■ Directions
Beginning with the first line, set down every line through the one containing "plt.rcParams['mathtext.default'] = 'rm'", exactly as it appears, but not the pictures.
* start Given data *
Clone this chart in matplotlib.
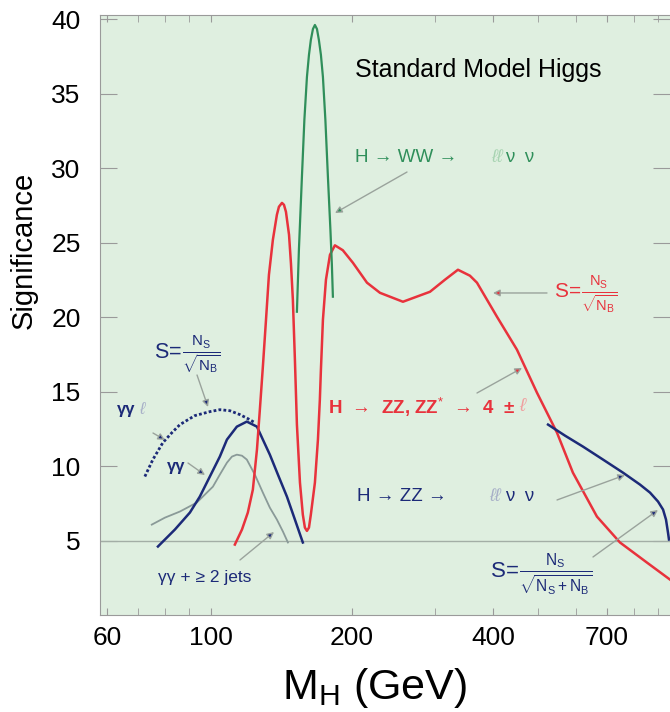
import matplotlib
matplotlib.use("Agg")
import matplotlib.pyplot as plt

plt.rcParams['font.family'] = ['Liberation Sans', 'DejaVu Sans']
plt.rcParams['mathtext.fontset'] = 'custom'
plt.rcParams['mathtext.rm'] = 'Liberation Sans'
plt.rcParams['mathtext.it'] = 'Liberation Sans:italic'
plt.rcParams['mathtext.default'] = 'rm'

# H -> ZZ, ZZ* -> 4 leptons (red)
zz4l_m = [112.5, 116.5, 119.9, 122.9, 125.4, 127.2, 129.1, 131.1, 133.0, 135.6,
          138.3, 139.7, 141.8, 143.2, 144.6, 146.8, 148.2, 149.6, 151.1, 152.6,
          154.9, 157.1, 158.7, 160.3, 161.9, 163.4, 166.7, 169.2, 170.8, 171.7,
          173.4, 176.0, 179.5, 183.9, 191.2, 200.9, 215.3, 229.5, 256.9, 293.4,
          315.8, 336.6, 357.0, 369.6, 407.8, 449.8, 496.3, 547.5, 592.1, 666.3,
          746.2, 852.0, 953.9]
zz4l_s = [4.73, 5.74, 6.88, 8.42, 11.11, 13.79, 16.68, 19.83, 22.85, 25.2,
          26.88, 27.42, 27.68, 27.55, 27.08, 25.54, 23.6, 21.17, 17.15, 12.79,
          8.89, 6.74, 5.87, 5.65, 5.87, 6.74, 8.89, 11.78, 14.46, 16.48,
          19.83, 22.52, 24.19, 24.83, 24.5, 23.66, 22.32, 21.64, 21.04, 21.71,
          22.52, 23.19, 22.79, 22.32, 20.03, 17.82, 14.93, 12.25, 9.56, 6.61,
          4.87, 3.52, 2.38]

# H -> WW -> l l nu nu (green)
ww_m = [152.6, 154.1, 156.4, 158.3, 160.3, 161.9, 163.4, 165.1, 166.7, 168.4,
        170.0, 171.7, 173.4, 175.5, 177.7, 179.9, 181.2, 182.1]
ww_s = [20.37, 24.53, 29.43, 33.26, 36.14, 37.62, 38.62, 39.36, 39.63, 39.36,
        38.62, 37.62, 36.14, 33.26, 29.43, 25.87, 23.52, 21.38]

# H -> ZZ -> l l nu nu (dark blue)
zzllvv_m = [524.0, 569.4, 622.2, 686.4, 757.3, 823.2, 864.8, 899.5, 922.0, 935.4,
            944.6, 949.2]
zzllvv_s = [12.79, 12.05, 11.31, 10.44, 9.56, 8.76, 8.22, 7.62, 7.08, 6.41,
            5.54, 5.07]

# gamma gamma l (dotted)
ggl_m = [72.3, 75.2, 79.0, 82.6, 85.9, 92.4, 99.5, 104.5, 109.8, 115.3, 119.9, 124.1]
ggl_s = [9.30, 10.44, 11.58, 12.25, 12.79, 13.39, 13.66, 13.79, 13.72, 13.46, 13.19, 12.92]

# gamma gamma
gg_m = [77.1, 83.8, 90.2, 94.7, 99.5, 104.5, 108.2, 113.6, 119.3, 125.4, 129.1,
        133.6, 139.0, 145.3, 151.1, 157.1]
gg_s = [4.60, 5.74, 6.88, 7.95, 9.30, 10.64, 11.78, 12.65, 12.99, 12.65, 11.78,
        10.77, 9.43, 7.95, 6.41, 4.87]

# gamma gamma + >= 2 jets
ggjj_m = [74.8, 79.8, 85.9, 93.3, 101.0, 104.5, 108.2, 110.9, 113.6, 116.5, 119.3,
          124.1, 129.1, 133.6, 138.3, 142.5, 146.0]
ggjj_s = [6.07, 6.54, 6.95, 7.55, 8.62, 9.43, 10.23, 10.64, 10.77, 10.70, 10.44,
          9.43, 8.22, 7.21, 6.41, 5.60, 4.87]

xticks = [60, 100, 200, 400, 700]
yticks = [5, 10, 15, 20, 25, 30, 35, 40]

red = '#e8323c'
green = '#2f8f5a'
navy = '#1c2a78'
grey = '#8a9a98'

fig = plt.figure(figsize=(6.7, 7.12), dpi=100)
ax = fig.add_axes([100 / 670, 1 - 615 / 712, 570 / 670, 600 / 712])
ax.set_facecolor('#dfefe0')

ax.axhline(5, color='#a3aea6', lw=1)
ax.plot(ggl_m, ggl_s, color=navy, lw=2, ls=(0, (1, 0.8)))
ax.plot(ggjj_m, ggjj_s, color=grey, lw=1.3)
ax.plot(gg_m, gg_s, color=navy, lw=1.8)
ax.plot(zz4l_m, zz4l_s, color=red, lw=1.8)
ax.plot(ww_m, ww_s, color=green, lw=1.6)
ax.plot(zzllvv_m, zzllvv_s, color=navy, lw=1.8)

ax.set_xscale('log')
ax.set_xlim(58, 954)
ax.set_ylim(0, 40.3)
ax.set_xticks(xticks)
ax.set_xticklabels([str(t) for t in xticks])
ax.set_xticks(list(range(60, 100, 10)) + list(range(100, 1000, 100)), minor=True)
ax.xaxis.set_minor_formatter(matplotlib.ticker.NullFormatter())
ax.set_yticks(yticks)

for s in ['left', 'bottom', 'top']:
    ax.spines[s].set_color('#9a9a9a')
ax.spines['right'].set_visible(False)
ax.tick_params(axis='y', direction='in', length=12, color='#9a9a9a',
               labelsize=19, pad=14, right=True)
ax.tick_params(axis='x', which='both', direction='in', length=5, color='#9a9a9a',
               labelsize=19, pad=8, top=True)

ax.set_ylabel('Significance', fontsize=21)
ax.yaxis.set_label_coords(-0.11, 0.608)
ax.set_xlabel(r'M$_\mathrm{H}$ (GeV)', fontsize=31)
ax.xaxis.set_label_coords(0.482, -0.085)

T = ax.transAxes
ax.text(0.447, 0.908, 'Standard Model Higgs', fontsize=18, transform=T,
        ha='left', va='center')

# WW label
ax.text(0.447, 0.763, 'H → WW →', fontsize=13.5, color=green, transform=T, va='center')
ax.text(0.686, 0.763, 'ℓℓ', fontsize=13, color='#a8d4b2', style='italic',
        transform=T, va='center')
ax.text(0.71, 0.763, 'ν  ν', fontsize=13.5, color=green, transform=T, va='center')

# ZZ 4l label
ax.text(0.40, 0.3467, r'H  →  ZZ, ZZ$^{*}$  →  4  ±', fontsize=13.5, color=red,
        transform=T, va='center', fontweight='bold')
ax.text(0.735, 0.3467, 'ℓ', fontsize=13.5, color='#f0a0a0', style='italic',
        transform=T, va='center')

# ZZ llvv label
ax.text(0.4509, 0.1967, 'H → ZZ →', fontsize=13.5, color=navy, transform=T, va='center')
ax.text(0.683, 0.1967, 'ℓℓ', fontsize=13, color='#a8b0c8', style='italic',
        transform=T, va='center')
ax.text(0.71, 0.1967, 'ν  ν', fontsize=13.5, color=navy, transform=T, va='center')

# significance definitions
ax.text(0.796, 0.5333, r'$S\!=\!\frac{N_S}{\sqrt{N_B}}$', fontsize=15, color=red,
        transform=T, va='center')
ax.text(0.094, 0.4333, r'$S\!=\!\frac{N_S}{\sqrt{N_B}}$', fontsize=15.5, color=navy,
        transform=T, va='center')
ax.text(0.684, 0.0667, r'$S\!=\!\frac{N_S}{\sqrt{N_S+N_B}}$', fontsize=16,
        color=navy, transform=T, va='center')

# diphoton labels
ax.text(0.030, 0.3417, 'γγ', fontsize=12, color=navy, transform=T, va='center',
        fontweight='bold')
ax.text(0.069, 0.3417, 'ℓ', fontsize=12, color='#a8b0c8', style='italic',
        transform=T, va='center')
ax.text(0.1175, 0.2483, 'γγ', fontsize=12, color=navy, transform=T, va='center',
        fontweight='bold')
ax.text(0.1018, 0.0617, 'γγ + ≥ 2 jets', fontsize=12.5, color=navy, transform=T,
        va='center')


def arrow(x0, y0, x1, y1, head):
    ax.annotate('', xy=(x1, y1), xytext=(x0, y0), xycoords=T, textcoords=T,
                arrowprops=dict(arrowstyle='-|>', ec='#9aa39c', fc=head,
                                lw=1, mutation_scale=10, shrinkA=0, shrinkB=0))


arrow(0.5386, 0.7383, 0.4123, 0.670, green)
arrow(0.7842, 0.5367, 0.6895, 0.5367, red)
arrow(0.6614, 0.370, 0.7404, 0.4117, red)
arrow(0.8018, 0.1917, 0.9211, 0.2333, navy)
arrow(0.8649, 0.0967, 0.9789, 0.175, navy)
arrow(0.1702, 0.400, 0.1895, 0.3467, navy)
arrow(0.093, 0.3033, 0.114, 0.2917, navy)
arrow(0.1544, 0.2533, 0.1842, 0.2333, navy)
arrow(0.2456, 0.0917, 0.3053, 0.1383, navy)

fig.savefig('out.png', dpi=100)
* end Given data *
■ Solved exercise
Clone this chart in matplotlib.
import matplotlib
matplotlib.use("Agg")
import matplotlib.pyplot as plt

plt.rcParams['font.family'] = ['Liberation Sans', 'DejaVu Sans']
plt.rcParams['mathtext.fontset'] = 'custom'
plt.rcParams['mathtext.rm'] = 'Liberation Sans'
plt.rcParams['mathtext.it'] = 'Liberation Sans:italic'
plt.rcParams['mathtext.default'] = 'rm'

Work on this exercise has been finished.